Wir Piraten lehnen die nukleare Teilhabe ab und setzen uns für ihre Abschaffung innerhalb der NATO sowie den unilateralen Abzug der Kernwaffen aus Deutschland und der US-amerikanischen Kernwaffen aus allen europäischen Staaten ein. Dies wäre eine vertrauensbildende Maßnahme, mit der weitere nukleare Abrüstung erleichtert werden soll. Weiterhin fordern wir die Veröffentlichung der Bestände des militärischen Nuklearmaterials und der Sprengkopfzahlen.
Friedensbildung und internationale Freiwilligendienste
Tägliche Berichte von Kriegen und gewaltsamen Konflikten erzeugen eine scheinbare Ohnmacht, selbst nichts dagegen machen zu können. Dies führt nicht selten auch zum verstärkten Ruf nach bewaffneten Interventionen. Die Bildungsarbeit der Bundeswehr durch ihre Jugendoffiziere verstärkt dieses Bild weiter und ist eng mit der Werbung für den Wehrdienst verknüpft. Weniger bekannt sind hingegen die zivilen Mittel, die wir in Deutschland haben, um uns gegen globale Gewalteskalationen zu engagieren. Eine differenzierte Friedenspädagogik kann diesem Ungleichgewicht entgegenwirken, indem sie konkrete, gewaltfreie Handlungsalternativen aufzeigt, ist aber notorisch unterfinanziert.
Frage: Sind Sie bereit, sich für einen Ausbau der Friedenspädagogik, die von zivilgesellschaftlichen Trägern an Schulen, Jugendeinrichtungen und in der Erwachsenenbildung durchgeführt wird, einzusetzen und diese strukturell sowie finanziell zu fördern?
Antwort: Ich unterstütze ihre Forderung im vollen Umfang und finde ihr Engagement nachahmenswert. Gewalt und Militäreinsätze werde durch die Regierung als alternativlos dargestellt. Eine breite politische und vor allem gesellschaftliche Gegenbewegung ist erforderlich und der Ausbau der Friedenspädagogik könnte frühzeitig dazu beitragen ein Problembewusstsein zu schaffen.
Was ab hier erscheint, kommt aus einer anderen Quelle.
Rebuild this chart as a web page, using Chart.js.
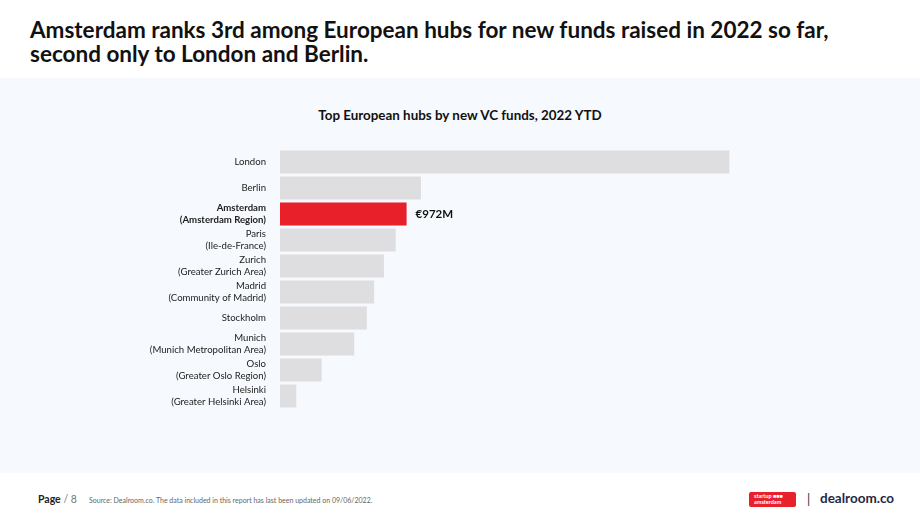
<!DOCTYPE html>
<html lang="en">
<head>
<meta charset="UTF-8">
<title>Top European hubs by new VC funds</title>
<script src="https://cdn.jsdelivr.net/npm/chart.js"></script>
<style>
  html, body { margin: 0; padding: 0; background: #ffffff; }
  body { width: 920px; height: 518px; position: relative; overflow: hidden; font-family: Lato, "Noto Sans", sans-serif; color: #111; }
  #headline { position: absolute; left: 30px; top: 18px; font-size: 22.5px; font-weight: 700; line-height: 24px; color: #111; }
  #panel { position: absolute; left: 0; top: 78px; width: 920px; height: 395px; background: #f6f9fd; }
  #subtitle { position: absolute; left: 0; width: 920px; top: 107px; text-align: center; font-size: 13.4px; font-weight: 700; color: #111; }
  #chartBox { position: absolute; left: 0; top: 149px; width: 920px; height: 260px; }
  #page { position: absolute; left: 38px; top: 493px; font-size: 10.5px; }
  #page b { color: #222; }
  #page span { color: #777; }
  #source { position: absolute; left: 89px; top: 496px; font-size: 7px; color: #666; }
  #logo1 { position: absolute; left: 749px; top: 492px; width: 47px; height: 15px; background: #e8202a; border-radius: 2px; color: #fff; font-size: 5.5px; line-height: 6px; font-weight: 700; padding: 1px 0 0 5px; box-sizing: border-box; }
  #sep { position: absolute; left: 807px; top: 491px; font-size: 13px; color: #333; }
  #logo2 { position: absolute; left: 820px; top: 490px; font-size: 13.5px; font-weight: 700; color: #1f2a44; }
</style>
</head>
<body>
<div id="headline">Amsterdam ranks 3rd among European hubs for new funds raised in 2022 so far,<br>second only to London and Berlin.</div>
<div id="panel"></div>
<div id="subtitle">Top European hubs by new VC funds, 2022 YTD</div>
<div id="chartBox"><canvas id="hubChart"></canvas></div>
<div id="page"><b>Page</b> <span>/ 8</span></div>
<div id="source">Source: Dealroom.co. The data included in this report has last been updated on 09/06/2022.</div>
<div id="logo1">startup ■■■<br>amsterdam</div>
<div id="sep">|</div>
<div id="logo2">dealroom.co</div>

<script>
// hubs, in ranking order
var hubs = [
    ["London"],
    ["Berlin"],
    ["Amsterdam", "(Amsterdam Region)"],
    ["Paris", "(Ile-de-France)"],
    ["Zurich", "(Greater Zurich Area)"],
    ["Madrid", "(Community of Madrid)"],
    ["Stockholm"],
    ["Munich", "(Munich Metropolitan Area)"],
    ["Oslo", "(Greater Oslo Region)"],
    ["Helsinki", "(Greater Helsinki Area)"]
];
// new VC funds raised, € millions (only Amsterdam is labelled, rest estimated)
var fundsRaised = [3450, 1082, 972, 888, 798, 723, 667, 570, 320, 125];
var highlightIndex = 2;
var highlightLabel = "€972M";

var barColors = fundsRaised.map(function(v, i) {
    return i === highlightIndex ? "#e8202a" : "#dedee0";
});

// draws the value next to the highlighted bar
var valueLabel = {
    id: "valueLabel",
    afterDatasetsDraw: function(chart) {
        var bar = chart.getDatasetMeta(0).data[highlightIndex];
        var ctx = chart.ctx;
        ctx.save();
        ctx.font = "bold 11.5px Lato, 'Noto Sans', sans-serif";
        ctx.fillStyle = "#111";
        ctx.textBaseline = "middle";
        ctx.fillText(highlightLabel, bar.x + 9, bar.y);
        ctx.restore();
    }
};

var ctx = document.getElementById("hubChart").getContext("2d");
var hubChart = new Chart(ctx, {
    type: "bar",
    data: {
        labels: hubs,
        datasets: [{
            data: fundsRaised,
            backgroundColor: barColors,
            borderWidth: 0,
            categoryPercentage: 1.0,
            barPercentage: 0.88
        }]
    },
    options: {
        indexAxis: "y",
        responsive: true,
        maintainAspectRatio: false,
        animation: false,
        layout: { padding: { left: 0, right: 119, top: 0, bottom: 0 } },
        plugins: {
            legend: { display: false },
            tooltip: { enabled: false }
        },
        scales: {
            x: {
                display: false,
                min: 0,
                max: 4000
            },
            y: {
                afterFit: function(scale) {
                    scale.width = 280;
                    scale.paddingTop = 0;
                    scale.paddingBottom = 0;
                },
                grid: { display: false },
                border: { display: false },
                ticks: {
                    autoSkip: false,
                    color: "#222",
                    padding: 6,
                    font: function(c) {
                        return {
                            family: "Lato, 'Noto Sans', sans-serif",
                            size: 9.6,
                            weight: c.index === highlightIndex ? "bold" : "normal",
                            lineHeight: 1.3
                        };
                    }
                }
            }
        }
    },
    plugins: [valueLabel]
});
</script>
</body>
</html>
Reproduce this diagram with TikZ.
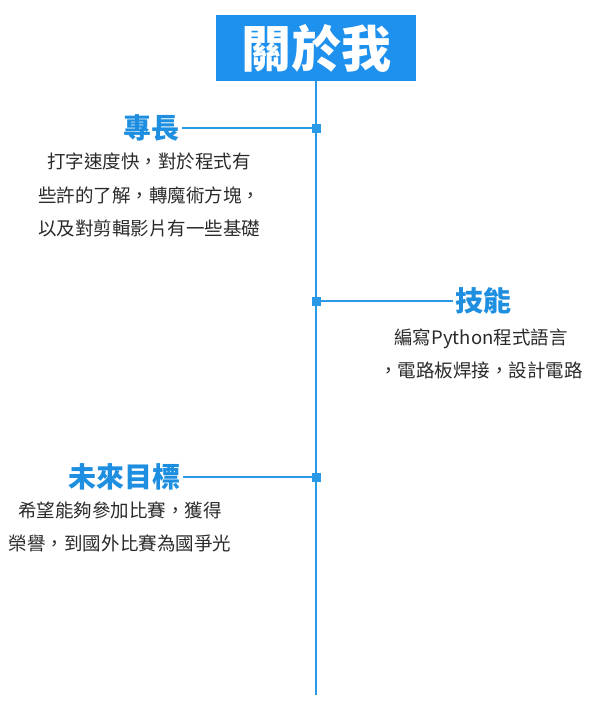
\documentclass[tikz,border=0pt]{standalone}
\usepackage{fontspec}
\newfontfamily\cjk{Noto Sans CJK TC}
\definecolor{titleblue}{HTML}{1E90EE}
\definecolor{lineblue}{HTML}{2A9AE8}
\definecolor{headblue}{HTML}{1E8FE0}
\definecolor{bodygray}{HTML}{2A2A2A}
\tikzset{
  titlebox/.style={fill=titleblue, text=white, font=\cjk\bfseries\fontsize{50}{54}\selectfont, minimum width=200pt, minimum height=66pt, inner sep=0pt},
  heading/.style={text=headblue, font=\cjk\bfseries\fontsize{28}{30}\selectfont, inner sep=2pt},
  body/.style={text=bodygray, font=\cjk\fontsize{18.5}{33.5}\selectfont, align=center, inner sep=0pt},
  marker/.style={fill=lineblue, minimum size=9pt, inner sep=0pt},
  tline/.style={draw=lineblue, line width=2pt},
}
\begin{document}
\begin{tikzpicture}[x=1pt,y=-1pt]
\useasboundingbox (0,0) rectangle (595,706);
\node[titlebox] (title) at (316,48) {關於我};
\coordinate (bottom) at (316,695);
\draw[tline] (title.south) -- (bottom);
% 專長
\node[marker] (m1) at (316,128) {};
\node[heading,anchor=east] (h1) at (182,128) {專長};
\draw[tline] (h1.east) -- (m1.center);
\node[body] (b1) at (149,195) {打字速度快，對於程式有\\些許的了解，轉魔術方塊，\\以及對剪輯影片有一些基礎};
% 技能
\node[marker] (m2) at (316,301) {};
\node[heading,anchor=west] (h2) at (453,301) {技能};
\draw[tline] (m2.center) -- (h2.west);
\node[body] (b2) at (481,354) {編寫Python程式語言\\，電路板焊接，設計電路};
% 未來目標
\node[marker] (m3) at (316,477) {};
\node[heading,anchor=east] (h3) at (183,477) {未來目標};
\draw[tline] (h3.east) -- (m3.center);
\node[body] (b3) at (120,527) {希望能夠參加比賽，獲得\\榮譽，到國外比賽為國爭光};
\end{tikzpicture}
\end{document}
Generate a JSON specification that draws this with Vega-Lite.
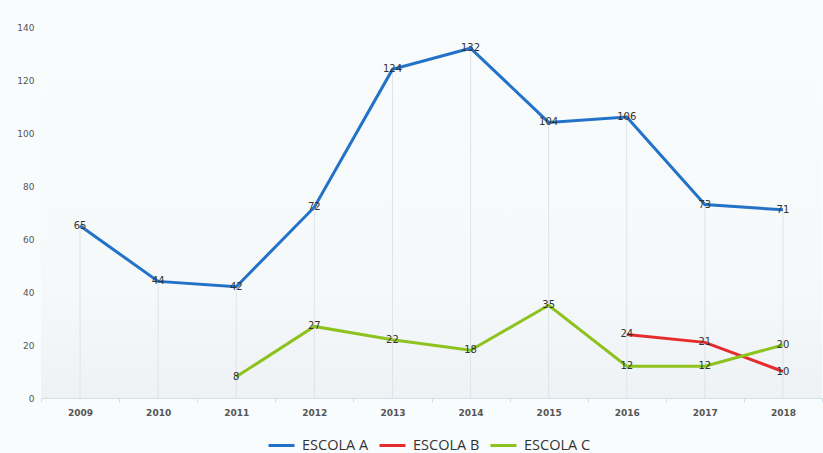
{
  "$schema": "https://vega.github.io/schema/vega-lite/v6.json",
  "autosize": {"type": "none"},
  "width": 781,
  "height": 371,
  "padding": {"left": 41, "top": 27, "right": 1, "bottom": 55},
  "background": "#f9fcfd",
  "config": {
    "view": {"stroke": null, "fill": {"gradient": "linear", "x1": 0, "y1": 0, "x2": 0, "y2": 1, "stops": [{"offset": 0, "color": "#f9fcfd"}, {"offset": 0.7, "color": "#f6f9fa"}, {"offset": 1, "color": "#eef2f5"}]}},
    "font": "DejaVu Sans"
  },
  "data": {
    "values": [
      {"ano": "2009", "escola": "ESCOLA A", "v": 65},
      {"ano": "2010", "escola": "ESCOLA A", "v": 44},
      {"ano": "2011", "escola": "ESCOLA A", "v": 42},
      {"ano": "2012", "escola": "ESCOLA A", "v": 72},
      {"ano": "2013", "escola": "ESCOLA A", "v": 124},
      {"ano": "2014", "escola": "ESCOLA A", "v": 132},
      {"ano": "2015", "escola": "ESCOLA A", "v": 104},
      {"ano": "2016", "escola": "ESCOLA A", "v": 106},
      {"ano": "2017", "escola": "ESCOLA A", "v": 73},
      {"ano": "2018", "escola": "ESCOLA A", "v": 71},
      {"ano": "2016", "escola": "ESCOLA B", "v": 24},
      {"ano": "2017", "escola": "ESCOLA B", "v": 21},
      {"ano": "2018", "escola": "ESCOLA B", "v": 10},
      {"ano": "2011", "escola": "ESCOLA C", "v": 8},
      {"ano": "2012", "escola": "ESCOLA C", "v": 27},
      {"ano": "2013", "escola": "ESCOLA C", "v": 22},
      {"ano": "2014", "escola": "ESCOLA C", "v": 18},
      {"ano": "2015", "escola": "ESCOLA C", "v": 35},
      {"ano": "2016", "escola": "ESCOLA C", "v": 12},
      {"ano": "2017", "escola": "ESCOLA C", "v": 12},
      {"ano": "2018", "escola": "ESCOLA C", "v": 20}
    ]
  },
  "encoding": {
    "x": {
      "field": "ano", "type": "ordinal", "bandPosition": 0.5,
      "scale": {"type": "band", "paddingInner": 0, "paddingOuter": 0},
      "axis": {"title": null, "labelAngle": 0, "labelFontSize": 9, "labelFontWeight": "bold", "labelColor": "#555555", "labelPadding": 6, "domainColor": "#d3e0e6", "tickColor": "#d3e0e6", "tickBand": "extent", "tickSize": 4, "grid": false}
    }
  },
  "layer": [
    {
      "mark": {"type": "rule", "color": "#dde3e8", "strokeWidth": 1},
      "encoding": {
        "y": {"aggregate": "max", "field": "v", "type": "quantitative"},
        "y2": {"datum": 0}
      }
    },
    {
      "mark": {"type": "line", "strokeWidth": 3},
      "encoding": {
        "y": {"field": "v", "type": "quantitative", "scale": {"domain": [0, 140]},
          "axis": {"title": null, "values": [0, 20, 40, 60, 80, 100, 120, 140], "grid": false, "domain": false, "ticks": false, "labelFontSize": 9, "labelColor": "#555555", "labelPadding": 7}},
        "color": {"field": "escola", "type": "nominal",
          "scale": {"domain": ["ESCOLA A", "ESCOLA B", "ESCOLA C"], "range": ["#2272c8", "#e62b2b", "#8ec21f"]},
          "legend": {"title": null, "orient": "none", "legendX": 226, "legendY": 404, "direction": "horizontal", "symbolType": "stroke", "symbolSize": 676, "symbolStrokeWidth": 3, "labelFontSize": 14.5, "labelFont": "Open Sans", "labelColor": "#333333", "labelOffset": 6, "columnPadding": 4}
        }
      }
    },
    {
      "mark": {"type": "text", "fontSize": 10, "color": "#333333", "baseline": "middle", "align": "center"},
      "encoding": {
        "y": {"field": "v", "type": "quantitative"},
        "text": {"field": "v", "type": "quantitative"}
      }
    }
  ]
}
Internationale Freiwilligendienste junger Menschen haben eine über 100jährige Tradition, als Friedensdienste zur internationalen Versöhnung, Begegnung und Solidarität beizutragen.
Frage: Sind Sie bereit, sich für den weiteren Ausbau der internationalen Freiwilligendienste einzusetzen, sodass für jede/n interessierte/n Jugendliche/n die Möglichkeit zur Teilnahme besteht?
Antwort: Freiwilligendienste für den Frieden sind mir wichtig und ich werde mich dafür einsetzen diese aktiv zu fördern. Durch das bedingungslose Grundeinkommen, für das wir PIRATEN uns einsetzen, würde ehrenamtliches Engagement in viel größerem Umfang ermöglicht werden.